このハチの表情を見れば、この像を制作した人々のハチ公に対する限りない愛情が感じられる。

このような眼差しを感じ取ることができる研究者が、我が国の最高学府の頂点にいてくれるのが嬉しい。

医学部と農学部とが違うのは先刻承知だが、まだ臓器移植法案の制定が取りざたされていた頃、先を競って実績をつくろうとする流れに対し、東大医学部は生命倫理の委員会を立ち上げ、哲学的分野の意見なども参考にしながら性急ではなく地道な検討を続けていた印象がある。
医学の進歩は素晴らしいし、それで助かる命は尊いので臓器移植に反対ではなかったが、功を競ったかのように実績を積み重ねようという流れには違和感を感じていた。命を議論するにあたり論点となるのが医療技術の進歩だけで良いのかと。
そんな疑問も持っていたので、東大医学部の生命倫理委員会が臓器移植を検討するのあたり意見を求めた関係各方面の面々は、命を議論するに相応しいという安心感を与えた’印象’があったのだ。これは医学部の’印象’であるし、どこにでも論語読みの論語知らずというのはいるもので、その周辺をうろついているからといって、倫理観のある行動をとることができるかは別の問題ではあるが。

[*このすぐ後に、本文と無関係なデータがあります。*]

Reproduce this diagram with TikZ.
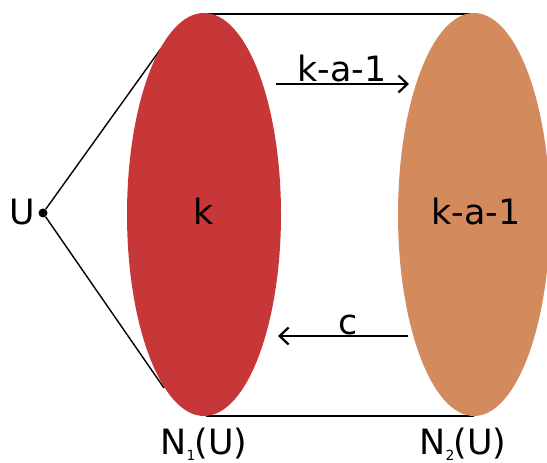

命に直接関わる分野の人間には、命に対して限りない愛情を根底に持っていて欲しいと、東大が没後80年経って飼い主とハチ公再会させたことやハチ公の優しい眼差しを見て思う、「忠犬ハチ公」の日であった。



ところで、2009年に公開された HACHI 約束の犬(リチャード・ギア主演)を皇太子御一家は御覧になっている。

皇太子御一家は涙をぬぐいながら御覧になったそうだが、この映画鑑賞の半年ほど前には愛犬まりを、映画鑑賞の一月後には愛犬ピッピを見送っておられるので、命について感じられるところは大きかったのだと思われる。
又、皇太子御一家は捨て犬や迷い犬ばかりを保護して大切に飼われているので、人間と生き物の絆についても深いお考えをお持ちなのだと思われる。
このような皇太子ご夫妻が命をありのままに尊重されていることは、皇太子ご夫妻が皇位継承を大切に考えながらも性別選択をされなかったという御姿勢や、敬宮愛子内親王の御誕生にあたり行われた会見で雅子妃殿下が涙を浮かべながら命の誕生について語られたことに示されている。

平成14年4月2日会見より
無事に出産できましたときには,ほっといたしますと同時に,初めて私の胸元に連れてこられる生まれたての子供の姿を見て,本当に生まれてきてありがとうという気持ちで一杯になりました。今でも,その光景は,はっきりと目に焼き付いております。生命の誕生,初めておなかの中に小さな生命が宿って,育まれて,そして時が満ちると持てるだけの力を持って誕生してくる,そして,外の世界での営みを始めるということは,なんて神秘的で素晴らしいことなのかということを実感いたしました。

命をあるがままに愛おしみ尊重される皇太子ご夫妻の御姿勢を信じている。


ところで、ハチの飼い主上野博士と雅子妃殿下の御親戚は当時ご近所にお住まいであったと何かで紹介されていた記憶があるが、今検索すると当該記事が出てこないことからすると、何か記憶違いだろうか?